Google itself has highlighted a few areas of geological interest and produced a series of video animations:

Mount Pinatubo in the Philippines, where the huge 1991 eruption was followed by decades of mudflows that formed from the massive amounts of ash and rock that were deposited.

The Columbia Glacier that flows from the Chugach Mountains into a narrow fjord that leads into Prince William Sound in southeastern Alaska. British explorers first surveyed it in 1794, its nose—or terminus—extended south to the northern edge of the drowned glacial valley.

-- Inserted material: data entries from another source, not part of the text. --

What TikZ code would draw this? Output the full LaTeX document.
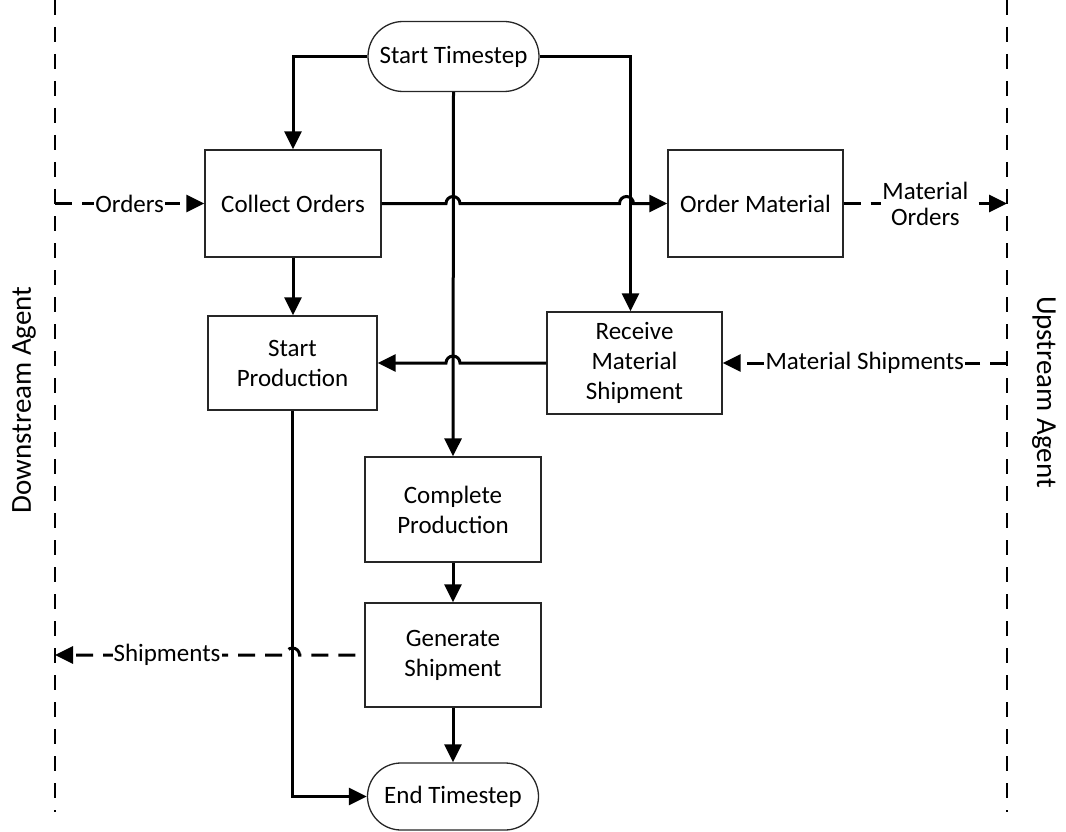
\documentclass[tikz,border=0pt]{standalone}
\usepackage{fontspec}
\setmainfont{Carlito}
\usetikzlibrary{shapes.misc,arrows.meta,calc}
\begin{document}
\begin{tikzpicture}[x=1pt,y=-1pt,
  font=\fontsize{25}{30}\selectfont,
  procbox/.style={draw=black!85,line width=1.3pt,align=center,inner sep=2pt},
  pill/.style={draw=black!85,line width=1.3pt,rounded rectangle,align=center,inner sep=2pt},
  flow/.style={line width=3pt,-{Triangle[length=18pt,width=17pt]}},
  msg/.style={line width=3pt,dash pattern=on 17pt off 10pt,-{Triangle[length=18pt,width=17pt]}},
  agentline/.style={line width=2.8pt,dash pattern=on 15pt off 12pt},
  agentlbl/.style={font=\fontsize{29}{34}\selectfont},
  lbl/.style={fill=white,inner sep=1pt,align=center}
]
\useasboundingbox (0,0) rectangle (1066,832);

% process steps
\node[pill,minimum width=175pt,minimum height=70pt] (start) at (453.5,56.5) {Start Timestep};
\node[procbox,minimum width=176pt,minimum height=107pt] (collect) at (293,203.5) {Collect Orders};
\node[procbox,minimum width=175pt,minimum height=107pt] (order) at (755.5,203.5) {Order Material};
\node[procbox,minimum width=169pt,minimum height=94pt] (startprod) at (292.5,363) {Start\\Production};
\node[procbox,minimum width=175pt,minimum height=102pt] (receive) at (634.5,363) {Receive\\Material\\Shipment};
\node[procbox,minimum width=176pt,minimum height=105pt] (complete) at (453,509.5) {Complete\\Production};
\node[procbox,minimum width=176pt,minimum height=104pt] (generate) at (453,655) {Generate\\Shipment};
\node[pill,minimum width=175pt,minimum height=67pt] (end) at (453,796.5) {End Timestep};

% agent boundaries
\coordinate (dsTop) at (55,0);
\coordinate (dsBot) at (55,812);
\coordinate (usTop) at (1007,0);
\coordinate (usBot) at (1007,812);
\draw[agentline] (dsTop) -- (dsBot);
\draw[agentline] (usTop) -- (usBot);
\node[agentlbl,rotate=90] (dslabel) at (24,400) {Downstream Agent};
\node[agentlbl,rotate=-90] (uslabel) at (1044,392) {Upstream Agent};

% control flow
\draw[flow] (start.west) -| (collect.north);
\draw[flow] (start.east) -| ($(receive.north)+(-4,0)$);
\draw[flow] (start.south) -- (complete.north);
\draw[flow] (collect.east) -- (446,203.5)
  arc[start angle=180,end angle=0,radius=7pt] -- (619.5,203.5)
  arc[start angle=180,end angle=0,radius=7pt] -- (order.west);
\draw[flow] (collect.south) -- (collect.south |- startprod.north);
\draw[flow] (receive.west) -- (460,363)
  arc[start angle=0,end angle=180,radius=7pt] -- (startprod.east);
\draw[flow] (complete.south) -- (generate.north);
\draw[flow] (generate.south) -- (end.north);
\draw[flow] (startprod.south) |- (end.west);

% messages exchanged with neighbouring agents
\coordinate (ordIn) at (55,203.5);
\coordinate (matOut) at (1007,203.5);
\coordinate (shipIn) at (1007,363);
\coordinate (shipOut) at (55,655);
\draw[msg] (ordIn) -- node[lbl] {Orders} (collect.west);
\draw[msg] (order.east) -- node[lbl] {Material\\[-4pt]Orders} (matOut);
\draw[msg] (shipIn) -- node[lbl] {Material Shipments} (receive.east);
\draw[msg,dash phase=18pt] (generate.west) -- (299.5,655)
  arc[start angle=0,end angle=180,radius=7pt] -- node[lbl,pos=0.514] {Shipments} (shipOut);
\end{tikzpicture}
\end{document}
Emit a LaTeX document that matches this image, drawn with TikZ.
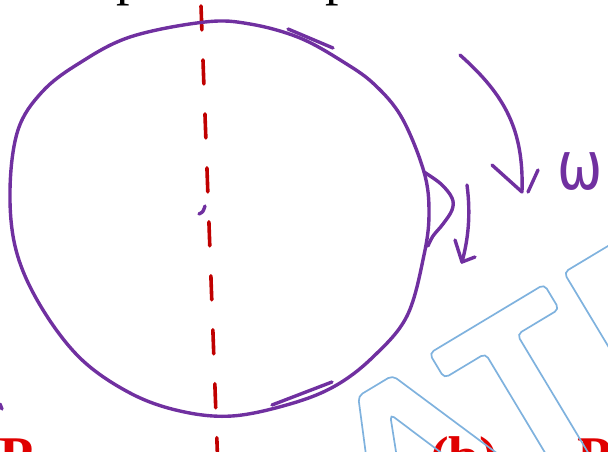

The glacier held that position until 1980, when it began a rapid retreat that continues today.

The shifting coastline around Chatham, Massachusetts. The changes to the sandbars are sometimes subtle and sometimes dramatic. Storms cut new inlets through the beach, changing current patterns and subsequent the erosion and deposition of sediments.

A timelapse look at the changing Aral Sea, Kazakhstan. The lake was once the world’s fourth largest body of inland water, but has been shrinking since the 1960s after the rivers that fed it were diverted by irrigation projects.

Open-pit mine in a coal mining district in southern Brandenburg. As Germany's black coal industry shuts down, mines turn into lakes and new ecologically valuable biotopes.

The new imagery is free to access and use, like the rest of Google Earth, and will be updated annually.